Creio que muitos não terão reconhecido, nas citações, o método de composição; transcrevo o início e o fim de "Tombeau", e será logo descoberto:
Um anjo
tenta se afastar daquilo que olha
esbulhado boquiaberto
e de amplas asas

[...]

Preferia pousar
acordar os mortos
remontar os fragmentos
porém do paraíso sopra
um vendaval
que enlaça suas asas
e ele não sabe mais fechá-las
arrastado ao futuro
ele vai de costas
e a pilha de ruínas à sua frente
alcança o céu
Falta a tempestade do progresso, mas é fácil de ver que o poema vem diretamente do nono aforismo de "Sobre o conceito da história", de Walter Benjamin. Guilherme Gontijo Flores, que já é um dos maiores tradutores brasileiros (recomendo, além de seu Propércio, o que publica no blogue Escamandro), escreveu a partir de três tragédias, Hecuba e Troiades de Eurípides e Troades de Sêneca: trechos dessas peças "foram recortados, traduzidos livremente e remanejados e remontados", segundo o autor. O único texto posterior é o de Benjamin.

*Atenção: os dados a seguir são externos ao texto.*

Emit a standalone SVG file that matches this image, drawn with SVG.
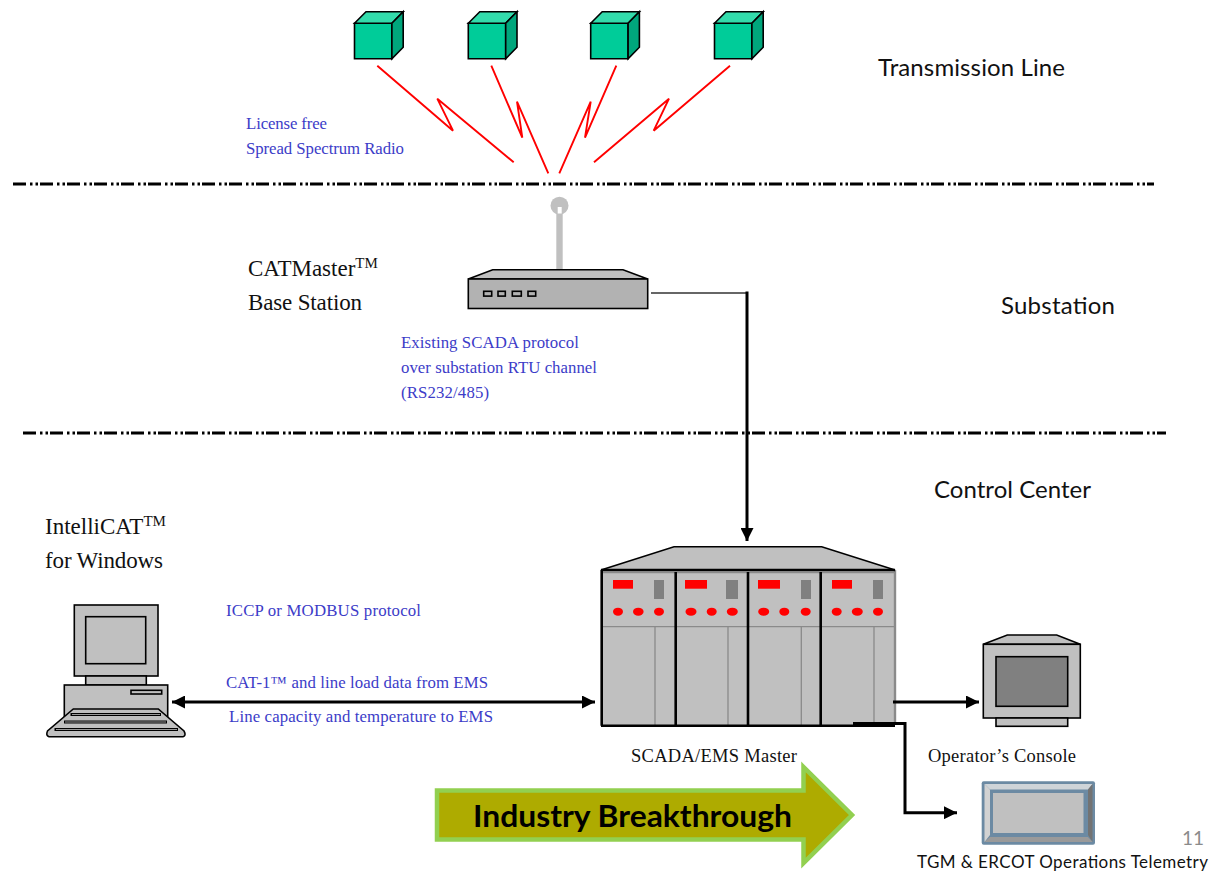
<svg xmlns="http://www.w3.org/2000/svg" width="1211" height="871" viewBox="0 0 1211 871">
<style>
.o{stroke:#000;stroke-width:1.6}
.sv{font-family:"Liberation Serif","Times New Roman",serif}
.sa{font-family:Lato,"Open Sans",sans-serif}
.b{fill:#3c3cc8;font-size:16.8px}
.k{fill:#111;font-size:23px}
.c{fill:#111;font-size:24px}
.bolt{fill:none;stroke:#f00;stroke-width:1.9}
.dd{fill:none;stroke:#000;stroke-width:3;stroke-dasharray:13 4 2.5 3 2.5 2}
.cf{fill:#00cc99}.ct{fill:#33dcac}.cs{fill:#00a67c}
.g{fill:#c0c0c0}.dg{fill:#808080}
.th{stroke:#000;stroke-width:3;fill:none}
.tn{stroke:#8a8a8a;stroke-width:1.3;fill:none}
.r{fill:#f00}
</style>
<defs>
<marker id="ah" markerUnits="userSpaceOnUse" viewBox="0 0 13 13" refX="13" refY="6.5" markerWidth="13" markerHeight="13" orient="auto-start-reverse"><path d="M0,0L13,6.5L0,13z" fill="#000"/></marker>
<symbol id="cube" overflow="visible">
<path class="cf o" d="M0,11.5H37.4V47H0z"/>
<path class="ct o" d="M0,11.5L11.5,0H48.7L37.4,11.5z"/>
<path class="cs o" d="M37.4,11.5L48.7,0V35.5L37.4,47z"/>
</symbol>
</defs>

<g id="dividers">
<line class="dd" x1="13" y1="184" x2="1154" y2="184"/>
<line class="dd" x1="23" y1="433" x2="1166" y2="433"/>
</g>

<g id="cube1"><use href="#cube" x="354.5" y="11.7"/></g>
<g id="cube2"><use href="#cube" x="468.3" y="11.7"/></g>
<g id="cube3"><use href="#cube" x="590.7" y="11.7"/></g>
<g id="cube4"><use href="#cube" x="714.5" y="11.7"/></g>

<g id="base-station">
<circle cx="559.5" cy="205.7" r="9" fill="#c0c0c0"/>
<rect x="556.3" y="210" width="6.4" height="60" fill="#c0c0c0"/>
<rect x="557.7" y="207" width="4" height="6.5" fill="#fff"/>
<path class="g o" d="M468.3,279L492.7,269.7H623L647.7,279z"/>
<rect x="468.3" y="279" width="179.4" height="29.5" fill="#b2b2b2" class="o"/>
<g class="o" fill="#b2b2b2">
<rect x="483.7" y="291.3" width="8" height="4.8"/>
<rect x="498" y="291.3" width="7.3" height="4.8"/>
<rect x="512.3" y="291.3" width="9" height="4.8"/>
<rect x="528" y="291.3" width="7.7" height="4.8"/>
</g>
</g>

<g id="scada-master">
<path class="g" stroke="#000" stroke-width="1.5" d="M601,570L674,546.7H821.7L895,570z"/>
<rect x="601.5" y="570" width="293.5" height="155.5" fill="#c0c0c0"/>
<path d="M895,570V725" stroke="#8a8a8a" stroke-width="2.4" fill="none"/>
<path class="tn" d="M602,572.5H895M602,626.7H895M655,627V725M728,627V725M801.3,627V725M874,627V725"/>
<g fill="#808080">
<rect x="654" y="580" width="10" height="19"/>
<rect x="726" y="580" width="12" height="19"/>
<rect x="801" y="580" width="10" height="19"/>
<rect x="873" y="580" width="10" height="19"/>
</g>
<g class="r">
<rect x="613" y="580" width="20" height="8.7"/>
<rect x="685" y="580" width="22" height="8.7"/>
<rect x="758" y="580" width="22" height="8.7"/>
<rect x="832" y="580" width="20" height="8.7"/>
<ellipse cx="618" cy="611.7" rx="5" ry="4"/>
<ellipse cx="638.3" cy="611.7" rx="5.3" ry="4"/>
<ellipse cx="659" cy="611.7" rx="5" ry="4"/>
<ellipse cx="691" cy="611.7" rx="5.5" ry="4"/>
<ellipse cx="711.7" cy="611.7" rx="5" ry="4"/>
<ellipse cx="732.3" cy="611.7" rx="5.5" ry="4"/>
<ellipse cx="763.7" cy="611.7" rx="5.5" ry="4"/>
<ellipse cx="784.3" cy="611.7" rx="5" ry="4"/>
<ellipse cx="805.7" cy="611.7" rx="5" ry="4"/>
<ellipse cx="836.7" cy="611.7" rx="5" ry="4"/>
<ellipse cx="857.3" cy="611.7" rx="5.5" ry="4"/>
<ellipse cx="878" cy="611.7" rx="5" ry="4"/>
</g>
<path d="M601,570H895M601.7,570V725.7M675.7,572V725.7M748,572V725.7M820.7,572V725.7M601,725.7H895" fill="none" stroke="#000" stroke-width="2.6"/>
</g>

<g id="computer">
<rect class="g o" x="74.3" y="605" width="83.7" height="71"/>
<rect class="g o" x="85.7" y="616.7" width="60" height="47"/>
<rect class="g o" x="85.7" y="676" width="60.6" height="9"/>
<rect class="g o" x="64.3" y="685" width="103.4" height="32"/>
<rect class="g o" x="131" y="690.3" width="30.7" height="3.7"/>
<path class="g o" d="M73.3,709H158.3L184,731Q186.5,735.7 183,736.7H49Q45.5,735.7 47.5,731z"/>
<path d="M70.5,714.5H161M64,722H167M54.5,729.5H178" fill="none" stroke="#000" stroke-width="3"/>
<path d="M72,714.5H160M65,722H166M56,729.5H177" fill="none" stroke="#999" stroke-width="1"/>
</g>

<g id="operator-console">
<path class="g o" d="M983.3,644.3L1007.3,635H1056.7L1080.3,644.3z"/>
<rect class="g o" x="983.3" y="644.3" width="97" height="73.7"/>
<rect class="dg o" x="996" y="656.7" width="71.7" height="49.6"/>
<rect class="g o" x="996" y="718" width="71.7" height="8.3"/>
</g>

<g id="telemetry">
<rect x="981.7" y="781.3" width="113.3" height="63.4" rx="2" fill="#6c8aa3"/>
<path d="M984.5,784H1092.5L1088,789.5H990z" fill="#cfd4d8"/>
<path d="M984.5,784V842L990,835V789.5z" fill="#d2d2d2"/>
<path d="M1092.5,784V842L1088,835V789.5z" fill="#737373"/>
<path d="M984.5,842H1092.5L1088,837H990z" fill="#9a9a9a"/>
<rect x="992" y="792" width="92.5" height="42" fill="#c0c0c0" stroke="#6c8aa3" stroke-width="2"/>
</g>

<g id="breakthrough">
<path d="M437,790.5H803.5V767L852,815L803.5,863V839.5H437z" fill="#aeab00" stroke="#92d050" stroke-width="4.5"/>
<text class="sa" x="473" y="827" font-size="31" font-weight="700" fill="#000" textLength="319" lengthAdjust="spacingAndGlyphs">Industry Breakthrough</text>
</g>

<g id="connectors">
<path class="bolt" d="M377.3,65.7L453,130.7L437.3,98.7L513.7,162.3"/>
<path class="bolt" d="M491.3,65.7L522.3,137.7L517,101.7L548.3,173.3"/>
<path class="bolt" d="M616.3,65.7L585,137.7L590.7,101.7L559.3,173.3"/>
<path class="bolt" d="M730,65.7L653.7,130.7L669,98.7L594,162.3"/>
<path d="M651,293H747" fill="none" stroke="#333" stroke-width="1.5"/>
<path class="th" d="M747,291.5V541" marker-end="url(#ah)"/>
<path class="th" d="M172,702H595" marker-start="url(#ah)" marker-end="url(#ah)"/>
<path class="th" d="M893,702H979" marker-end="url(#ah)"/>
<path class="th" d="M853,723.5H905V812.7H957" marker-end="url(#ah)"/>
</g>

<g id="labels">
<text class="sa c" x="878" y="76" textLength="187">Transmission Line</text>
<text class="sa c" x="1001" y="314" textLength="114">Substation</text>
<text class="sa c" x="934" y="498" textLength="157">Control Center</text>
<text class="sv b" x="246" y="129" textLength="81">License free</text>
<text class="sv b" x="246" y="154" textLength="158">Spread Spectrum Radio</text>
<text class="sv k" x="248" y="276">CATMaster<tspan font-size="15" dy="-8">TM</tspan></text>
<text class="sv k" x="248" y="310" textLength="114">Base Station</text>
<text class="sv b" x="401" y="348" textLength="178">Existing SCADA protocol</text>
<text class="sv b" x="401" y="373" textLength="196">over substation RTU channel</text>
<text class="sv b" x="401" y="398" textLength="88">(RS232/485)</text>
<text class="sv k" x="45" y="534">IntelliCAT<tspan font-size="15" dy="-8">TM</tspan></text>
<text class="sv k" x="45" y="568" textLength="118">for Windows</text>
<text class="sv b" x="226" y="616" textLength="195">ICCP or MODBUS protocol</text>
<text class="sv b" x="226" y="688" textLength="262">CAT-1™ and line load data from EMS</text>
<text class="sv b" x="229" y="722" textLength="264">Line capacity and temperature to EMS</text>
<text class="sv" x="631" y="762" font-size="18.5" fill="#111" textLength="166">SCADA/EMS Master</text>
<text class="sv" x="928" y="762" font-size="18.5" fill="#111" textLength="148">Operator’s Console</text>
<text class="sa" x="917" y="868" font-size="17" fill="#111" textLength="291">TGM &amp; ERCOT Operations Telemetry</text>
<text class="sa" x="1182" y="845" font-size="19" fill="#8b8b8b" textLength="22">11</text>
</g>
</svg>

As indicações do colofão vão dos "3200 anos do incêndio de Troia" até "11 anos de conflito em Darfur", passando pelos "522 anos de extermínio indígena nas Américas", resumindo todas essas datas no "tempo indeterminado da escravização do homem pelo homem."
Que temporalidade se manifesta nesta obra? A guerra seria tão atemporal quanto um fenômeno geológico, o terremoto? Ademais, que tipo de atualidade teria um livro em que quase todos os textos têm fonte na Antiguidade e, nesse aspecto, entram em choque com boa parte das fotos?